== SET TASK ==
Wherever a line in the data below holds "chart", copy that line.

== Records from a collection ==

━━━━━━━━━━━━━━━━━━━━

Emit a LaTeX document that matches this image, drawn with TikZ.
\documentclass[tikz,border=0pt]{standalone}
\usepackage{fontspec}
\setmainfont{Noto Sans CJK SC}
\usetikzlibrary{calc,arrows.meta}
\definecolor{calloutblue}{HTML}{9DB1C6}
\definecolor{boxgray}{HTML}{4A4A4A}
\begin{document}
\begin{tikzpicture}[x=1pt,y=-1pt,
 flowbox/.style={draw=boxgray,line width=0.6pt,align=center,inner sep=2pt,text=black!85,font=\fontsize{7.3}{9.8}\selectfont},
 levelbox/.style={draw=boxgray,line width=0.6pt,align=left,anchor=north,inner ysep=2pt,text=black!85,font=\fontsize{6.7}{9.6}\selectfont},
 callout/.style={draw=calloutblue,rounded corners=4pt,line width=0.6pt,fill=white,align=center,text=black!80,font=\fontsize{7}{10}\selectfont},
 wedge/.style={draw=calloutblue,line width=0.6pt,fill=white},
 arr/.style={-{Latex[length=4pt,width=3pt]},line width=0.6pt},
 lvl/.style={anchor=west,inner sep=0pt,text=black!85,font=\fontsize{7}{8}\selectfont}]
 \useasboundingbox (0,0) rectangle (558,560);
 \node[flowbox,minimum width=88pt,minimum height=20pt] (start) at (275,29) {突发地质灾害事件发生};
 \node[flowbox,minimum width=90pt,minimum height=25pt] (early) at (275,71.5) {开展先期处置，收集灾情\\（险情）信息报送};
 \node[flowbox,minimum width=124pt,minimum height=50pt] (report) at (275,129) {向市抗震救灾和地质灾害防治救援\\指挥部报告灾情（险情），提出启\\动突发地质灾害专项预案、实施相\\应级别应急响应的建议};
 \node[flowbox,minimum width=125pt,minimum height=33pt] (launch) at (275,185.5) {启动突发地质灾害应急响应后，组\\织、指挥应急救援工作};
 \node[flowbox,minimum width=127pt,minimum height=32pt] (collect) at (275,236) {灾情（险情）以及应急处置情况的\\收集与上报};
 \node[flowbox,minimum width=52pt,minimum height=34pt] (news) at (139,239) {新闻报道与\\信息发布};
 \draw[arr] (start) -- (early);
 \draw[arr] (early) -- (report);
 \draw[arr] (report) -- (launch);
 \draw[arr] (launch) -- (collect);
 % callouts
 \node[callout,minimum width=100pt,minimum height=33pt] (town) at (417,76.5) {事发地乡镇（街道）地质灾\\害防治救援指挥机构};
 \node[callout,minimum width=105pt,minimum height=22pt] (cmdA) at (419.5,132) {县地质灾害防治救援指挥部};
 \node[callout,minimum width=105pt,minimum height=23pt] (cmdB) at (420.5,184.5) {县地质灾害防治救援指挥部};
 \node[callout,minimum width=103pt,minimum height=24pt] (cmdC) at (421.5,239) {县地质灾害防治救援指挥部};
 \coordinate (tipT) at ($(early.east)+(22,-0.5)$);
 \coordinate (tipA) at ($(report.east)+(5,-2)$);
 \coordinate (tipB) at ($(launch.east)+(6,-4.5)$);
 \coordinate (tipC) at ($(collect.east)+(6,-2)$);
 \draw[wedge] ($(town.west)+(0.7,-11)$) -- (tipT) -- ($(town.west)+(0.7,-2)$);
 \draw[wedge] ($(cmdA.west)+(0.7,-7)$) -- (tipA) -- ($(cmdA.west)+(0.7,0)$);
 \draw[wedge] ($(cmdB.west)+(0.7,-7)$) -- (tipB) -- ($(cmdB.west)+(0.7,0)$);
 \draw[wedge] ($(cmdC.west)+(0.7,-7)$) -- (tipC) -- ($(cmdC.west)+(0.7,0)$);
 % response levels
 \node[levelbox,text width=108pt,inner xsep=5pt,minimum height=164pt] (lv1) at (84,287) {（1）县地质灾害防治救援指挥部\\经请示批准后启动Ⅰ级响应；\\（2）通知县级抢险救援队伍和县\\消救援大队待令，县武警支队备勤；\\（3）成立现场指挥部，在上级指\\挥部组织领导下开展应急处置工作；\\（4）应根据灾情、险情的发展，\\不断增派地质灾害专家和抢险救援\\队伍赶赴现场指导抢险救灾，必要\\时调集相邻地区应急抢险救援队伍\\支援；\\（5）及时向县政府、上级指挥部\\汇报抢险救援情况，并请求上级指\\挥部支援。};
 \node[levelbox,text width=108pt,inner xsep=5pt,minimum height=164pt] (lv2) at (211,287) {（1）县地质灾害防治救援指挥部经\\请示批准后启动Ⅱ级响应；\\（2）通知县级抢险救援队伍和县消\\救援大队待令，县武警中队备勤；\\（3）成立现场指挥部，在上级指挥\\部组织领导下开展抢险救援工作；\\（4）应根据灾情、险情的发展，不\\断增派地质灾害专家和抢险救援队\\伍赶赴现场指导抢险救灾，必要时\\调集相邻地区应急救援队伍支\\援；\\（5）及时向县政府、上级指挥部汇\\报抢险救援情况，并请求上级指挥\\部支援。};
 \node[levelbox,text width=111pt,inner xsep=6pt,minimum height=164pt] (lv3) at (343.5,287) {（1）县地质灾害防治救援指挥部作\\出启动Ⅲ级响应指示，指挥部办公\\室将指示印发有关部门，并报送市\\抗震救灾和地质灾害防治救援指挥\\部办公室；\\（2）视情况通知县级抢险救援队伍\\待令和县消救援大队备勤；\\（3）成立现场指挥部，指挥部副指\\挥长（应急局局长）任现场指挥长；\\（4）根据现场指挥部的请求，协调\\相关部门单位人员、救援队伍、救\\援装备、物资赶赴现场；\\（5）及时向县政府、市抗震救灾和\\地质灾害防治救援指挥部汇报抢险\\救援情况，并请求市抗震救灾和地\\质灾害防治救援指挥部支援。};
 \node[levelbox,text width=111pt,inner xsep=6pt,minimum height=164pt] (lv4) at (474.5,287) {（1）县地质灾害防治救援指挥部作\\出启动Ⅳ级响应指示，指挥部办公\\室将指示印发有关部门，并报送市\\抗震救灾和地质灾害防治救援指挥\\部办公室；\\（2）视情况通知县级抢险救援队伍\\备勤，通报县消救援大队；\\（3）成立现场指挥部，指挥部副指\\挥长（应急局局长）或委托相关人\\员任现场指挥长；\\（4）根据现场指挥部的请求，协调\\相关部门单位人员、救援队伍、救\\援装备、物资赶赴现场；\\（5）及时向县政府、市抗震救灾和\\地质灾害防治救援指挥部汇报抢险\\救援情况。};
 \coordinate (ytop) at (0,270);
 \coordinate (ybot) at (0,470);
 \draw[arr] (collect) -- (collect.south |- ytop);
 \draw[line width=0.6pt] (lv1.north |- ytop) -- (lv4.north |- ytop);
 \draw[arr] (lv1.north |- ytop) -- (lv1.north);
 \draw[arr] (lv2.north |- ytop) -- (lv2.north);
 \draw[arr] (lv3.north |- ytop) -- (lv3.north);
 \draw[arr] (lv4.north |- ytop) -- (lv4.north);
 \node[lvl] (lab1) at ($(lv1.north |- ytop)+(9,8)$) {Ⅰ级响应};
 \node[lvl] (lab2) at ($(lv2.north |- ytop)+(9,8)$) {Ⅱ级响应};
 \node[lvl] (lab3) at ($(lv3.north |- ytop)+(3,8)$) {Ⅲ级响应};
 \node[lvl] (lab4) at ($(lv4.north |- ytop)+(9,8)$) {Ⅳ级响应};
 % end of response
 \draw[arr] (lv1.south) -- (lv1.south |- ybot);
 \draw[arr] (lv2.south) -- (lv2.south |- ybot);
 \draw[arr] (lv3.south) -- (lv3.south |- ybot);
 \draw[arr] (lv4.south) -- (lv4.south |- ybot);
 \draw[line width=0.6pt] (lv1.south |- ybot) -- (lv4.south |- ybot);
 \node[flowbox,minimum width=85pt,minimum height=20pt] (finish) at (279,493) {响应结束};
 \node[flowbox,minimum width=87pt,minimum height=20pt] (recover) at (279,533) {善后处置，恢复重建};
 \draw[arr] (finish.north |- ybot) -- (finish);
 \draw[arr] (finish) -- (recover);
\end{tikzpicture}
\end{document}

━━━━━━━━━━━━━━━━━━━━

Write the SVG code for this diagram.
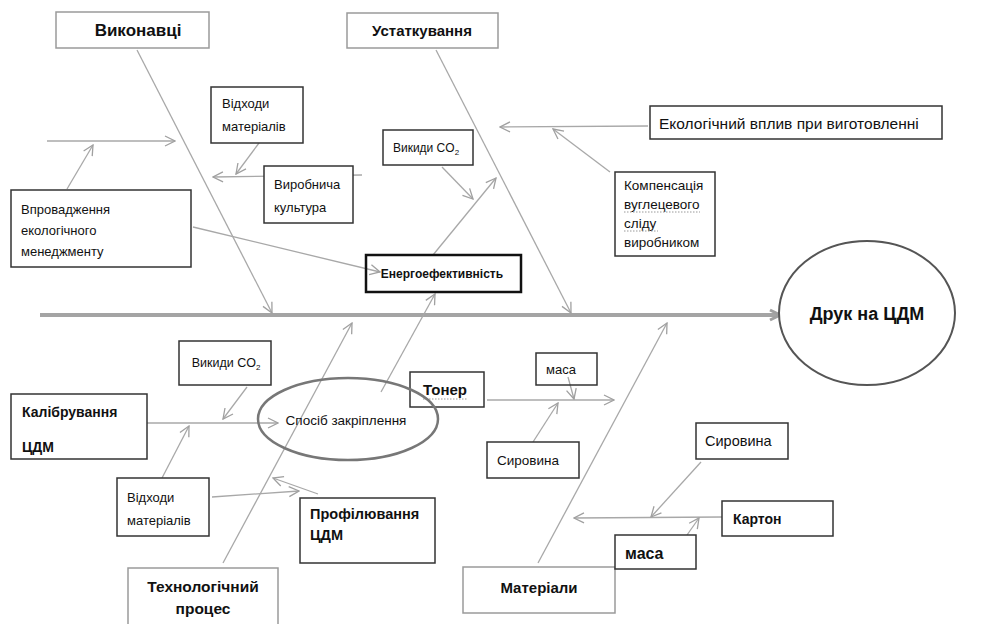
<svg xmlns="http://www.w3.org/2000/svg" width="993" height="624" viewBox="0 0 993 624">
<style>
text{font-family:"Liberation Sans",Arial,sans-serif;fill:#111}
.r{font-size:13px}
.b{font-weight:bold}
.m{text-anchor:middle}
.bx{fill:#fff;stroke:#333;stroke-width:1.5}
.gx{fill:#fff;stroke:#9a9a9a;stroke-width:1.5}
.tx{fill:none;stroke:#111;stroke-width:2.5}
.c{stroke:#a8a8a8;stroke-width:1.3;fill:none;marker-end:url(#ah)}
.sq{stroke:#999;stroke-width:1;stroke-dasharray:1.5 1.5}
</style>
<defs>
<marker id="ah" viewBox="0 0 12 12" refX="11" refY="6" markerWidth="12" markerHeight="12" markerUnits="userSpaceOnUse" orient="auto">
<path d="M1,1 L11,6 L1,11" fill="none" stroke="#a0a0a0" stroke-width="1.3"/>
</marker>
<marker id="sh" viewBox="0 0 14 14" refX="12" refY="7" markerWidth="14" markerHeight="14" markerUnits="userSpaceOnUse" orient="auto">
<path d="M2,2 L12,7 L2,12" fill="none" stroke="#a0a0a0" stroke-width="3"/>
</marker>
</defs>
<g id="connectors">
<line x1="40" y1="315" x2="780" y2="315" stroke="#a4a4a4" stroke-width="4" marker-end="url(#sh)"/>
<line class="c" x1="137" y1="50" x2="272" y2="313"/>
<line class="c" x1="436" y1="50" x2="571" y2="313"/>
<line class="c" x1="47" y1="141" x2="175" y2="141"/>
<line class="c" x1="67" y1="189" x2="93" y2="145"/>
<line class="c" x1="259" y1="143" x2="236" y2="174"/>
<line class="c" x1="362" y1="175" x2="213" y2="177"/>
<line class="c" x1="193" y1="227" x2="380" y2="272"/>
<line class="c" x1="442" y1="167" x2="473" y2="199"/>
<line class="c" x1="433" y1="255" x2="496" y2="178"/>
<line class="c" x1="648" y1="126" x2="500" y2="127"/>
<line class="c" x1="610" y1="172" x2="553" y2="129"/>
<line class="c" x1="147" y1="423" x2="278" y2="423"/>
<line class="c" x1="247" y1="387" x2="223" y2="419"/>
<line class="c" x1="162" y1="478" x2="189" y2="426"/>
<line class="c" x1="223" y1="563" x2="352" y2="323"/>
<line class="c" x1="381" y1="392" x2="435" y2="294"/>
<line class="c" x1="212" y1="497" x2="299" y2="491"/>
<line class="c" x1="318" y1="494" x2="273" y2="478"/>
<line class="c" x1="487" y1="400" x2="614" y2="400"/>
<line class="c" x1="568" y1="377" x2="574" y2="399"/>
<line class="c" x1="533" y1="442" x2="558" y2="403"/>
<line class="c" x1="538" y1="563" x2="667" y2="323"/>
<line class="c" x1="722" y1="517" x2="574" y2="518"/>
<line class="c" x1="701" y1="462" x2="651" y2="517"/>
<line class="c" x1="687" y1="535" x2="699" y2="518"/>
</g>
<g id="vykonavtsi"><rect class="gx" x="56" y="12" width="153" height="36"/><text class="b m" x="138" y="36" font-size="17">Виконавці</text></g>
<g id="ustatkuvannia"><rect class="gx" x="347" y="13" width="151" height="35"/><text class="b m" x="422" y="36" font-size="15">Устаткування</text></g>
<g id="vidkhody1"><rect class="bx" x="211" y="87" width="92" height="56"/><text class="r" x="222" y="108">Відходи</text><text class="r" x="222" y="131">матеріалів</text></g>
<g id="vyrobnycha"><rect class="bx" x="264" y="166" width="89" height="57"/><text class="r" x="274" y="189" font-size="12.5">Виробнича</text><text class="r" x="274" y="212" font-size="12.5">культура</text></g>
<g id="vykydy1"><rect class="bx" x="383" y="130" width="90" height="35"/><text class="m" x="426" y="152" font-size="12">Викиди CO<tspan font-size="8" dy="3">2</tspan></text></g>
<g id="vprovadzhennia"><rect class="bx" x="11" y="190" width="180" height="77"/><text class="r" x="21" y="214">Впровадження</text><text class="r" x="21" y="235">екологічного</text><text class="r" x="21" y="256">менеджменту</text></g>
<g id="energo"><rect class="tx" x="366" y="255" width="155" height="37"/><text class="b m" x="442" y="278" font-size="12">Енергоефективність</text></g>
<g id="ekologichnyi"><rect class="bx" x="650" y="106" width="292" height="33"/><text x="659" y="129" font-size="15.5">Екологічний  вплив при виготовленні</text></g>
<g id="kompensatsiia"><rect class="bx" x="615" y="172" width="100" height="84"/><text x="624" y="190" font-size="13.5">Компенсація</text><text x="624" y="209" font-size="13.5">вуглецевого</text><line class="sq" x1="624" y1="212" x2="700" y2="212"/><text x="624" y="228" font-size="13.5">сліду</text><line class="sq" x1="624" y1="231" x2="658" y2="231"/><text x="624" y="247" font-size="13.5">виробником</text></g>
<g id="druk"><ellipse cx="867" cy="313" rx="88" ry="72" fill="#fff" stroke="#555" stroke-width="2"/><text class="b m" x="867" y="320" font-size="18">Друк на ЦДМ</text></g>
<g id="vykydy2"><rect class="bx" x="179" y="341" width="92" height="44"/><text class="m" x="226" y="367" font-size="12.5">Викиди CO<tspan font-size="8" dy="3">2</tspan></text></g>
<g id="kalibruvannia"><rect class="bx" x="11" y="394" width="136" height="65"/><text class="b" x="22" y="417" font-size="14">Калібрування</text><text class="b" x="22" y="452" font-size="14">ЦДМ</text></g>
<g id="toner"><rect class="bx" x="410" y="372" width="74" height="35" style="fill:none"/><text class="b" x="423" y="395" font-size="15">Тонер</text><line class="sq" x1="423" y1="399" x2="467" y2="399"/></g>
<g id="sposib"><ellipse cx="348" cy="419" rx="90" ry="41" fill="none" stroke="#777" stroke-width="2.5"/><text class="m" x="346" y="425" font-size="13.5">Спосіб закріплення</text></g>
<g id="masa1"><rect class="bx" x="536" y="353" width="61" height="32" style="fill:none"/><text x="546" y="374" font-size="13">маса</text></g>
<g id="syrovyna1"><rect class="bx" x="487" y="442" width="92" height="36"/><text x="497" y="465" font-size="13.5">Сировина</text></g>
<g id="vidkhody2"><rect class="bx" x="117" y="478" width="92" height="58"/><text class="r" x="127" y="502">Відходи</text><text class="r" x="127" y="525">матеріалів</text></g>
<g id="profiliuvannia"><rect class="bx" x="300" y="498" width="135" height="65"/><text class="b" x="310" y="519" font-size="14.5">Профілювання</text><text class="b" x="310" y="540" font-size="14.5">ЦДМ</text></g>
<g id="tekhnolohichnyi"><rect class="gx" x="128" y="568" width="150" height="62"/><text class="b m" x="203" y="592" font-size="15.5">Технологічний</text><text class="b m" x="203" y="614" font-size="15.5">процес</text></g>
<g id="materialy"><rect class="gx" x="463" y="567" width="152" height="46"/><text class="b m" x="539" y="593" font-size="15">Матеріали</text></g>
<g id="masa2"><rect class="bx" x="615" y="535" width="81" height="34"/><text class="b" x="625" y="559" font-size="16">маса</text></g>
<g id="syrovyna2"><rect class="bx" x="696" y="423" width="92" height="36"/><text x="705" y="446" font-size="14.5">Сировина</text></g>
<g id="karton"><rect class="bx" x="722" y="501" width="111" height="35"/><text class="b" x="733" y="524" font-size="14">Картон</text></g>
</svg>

━━━━━━━━━━━━━━━━━━━━

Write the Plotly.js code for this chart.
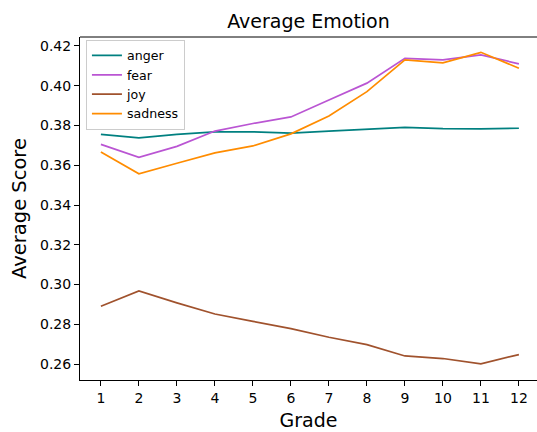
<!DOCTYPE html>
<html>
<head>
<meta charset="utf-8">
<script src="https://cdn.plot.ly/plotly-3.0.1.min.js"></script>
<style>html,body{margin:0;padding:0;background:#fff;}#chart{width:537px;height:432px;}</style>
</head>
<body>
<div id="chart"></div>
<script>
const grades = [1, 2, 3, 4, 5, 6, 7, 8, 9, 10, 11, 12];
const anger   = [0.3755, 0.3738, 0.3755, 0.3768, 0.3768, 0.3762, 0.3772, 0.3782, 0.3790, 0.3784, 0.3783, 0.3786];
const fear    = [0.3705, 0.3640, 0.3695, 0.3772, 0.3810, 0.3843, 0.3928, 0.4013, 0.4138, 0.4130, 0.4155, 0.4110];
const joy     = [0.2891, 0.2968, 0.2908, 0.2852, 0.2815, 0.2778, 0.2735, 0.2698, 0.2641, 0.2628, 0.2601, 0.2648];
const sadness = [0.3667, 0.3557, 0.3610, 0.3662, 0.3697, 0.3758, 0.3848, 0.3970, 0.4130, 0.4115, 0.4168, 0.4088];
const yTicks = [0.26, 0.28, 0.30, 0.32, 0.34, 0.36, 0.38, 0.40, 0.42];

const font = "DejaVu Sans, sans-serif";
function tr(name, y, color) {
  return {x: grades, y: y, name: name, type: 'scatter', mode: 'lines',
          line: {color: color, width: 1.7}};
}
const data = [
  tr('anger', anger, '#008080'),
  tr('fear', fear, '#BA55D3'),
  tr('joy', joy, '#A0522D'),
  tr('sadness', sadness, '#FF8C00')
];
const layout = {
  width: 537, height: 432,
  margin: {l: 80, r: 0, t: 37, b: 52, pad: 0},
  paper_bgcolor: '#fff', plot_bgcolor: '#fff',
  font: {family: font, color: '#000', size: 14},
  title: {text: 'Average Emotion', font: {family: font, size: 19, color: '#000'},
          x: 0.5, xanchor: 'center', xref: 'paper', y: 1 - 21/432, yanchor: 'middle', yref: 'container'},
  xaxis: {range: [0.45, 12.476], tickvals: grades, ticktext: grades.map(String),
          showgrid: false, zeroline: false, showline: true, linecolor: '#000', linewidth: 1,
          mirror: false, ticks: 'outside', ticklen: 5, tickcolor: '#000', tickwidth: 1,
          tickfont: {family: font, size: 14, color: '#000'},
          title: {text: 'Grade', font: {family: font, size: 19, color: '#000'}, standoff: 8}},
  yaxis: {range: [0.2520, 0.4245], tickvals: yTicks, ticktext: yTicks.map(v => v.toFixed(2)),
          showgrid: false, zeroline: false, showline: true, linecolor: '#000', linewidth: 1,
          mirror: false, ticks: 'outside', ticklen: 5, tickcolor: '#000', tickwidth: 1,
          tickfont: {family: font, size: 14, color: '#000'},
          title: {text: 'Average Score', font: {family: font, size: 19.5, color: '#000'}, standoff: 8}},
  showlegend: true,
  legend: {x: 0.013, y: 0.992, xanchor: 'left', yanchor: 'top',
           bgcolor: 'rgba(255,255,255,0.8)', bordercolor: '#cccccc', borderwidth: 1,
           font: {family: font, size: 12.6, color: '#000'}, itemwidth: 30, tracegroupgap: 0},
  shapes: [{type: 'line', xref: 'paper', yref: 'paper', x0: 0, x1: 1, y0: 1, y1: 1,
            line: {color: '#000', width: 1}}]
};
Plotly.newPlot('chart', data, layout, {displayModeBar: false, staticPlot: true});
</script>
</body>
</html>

━━━━━━━━━━━━━━━━━━━━

== SOLUTION TO THIS EXERCISE ==
Write the Plotly.js code for this chart.
<style>html,body{margin:0;padding:0;background:#fff;}#chart{width:537px;height:432px;}</style>
<div id="chart"></div>
Plotly.newPlot('chart', data, layout, {displayModeBar: false, staticPlot: true});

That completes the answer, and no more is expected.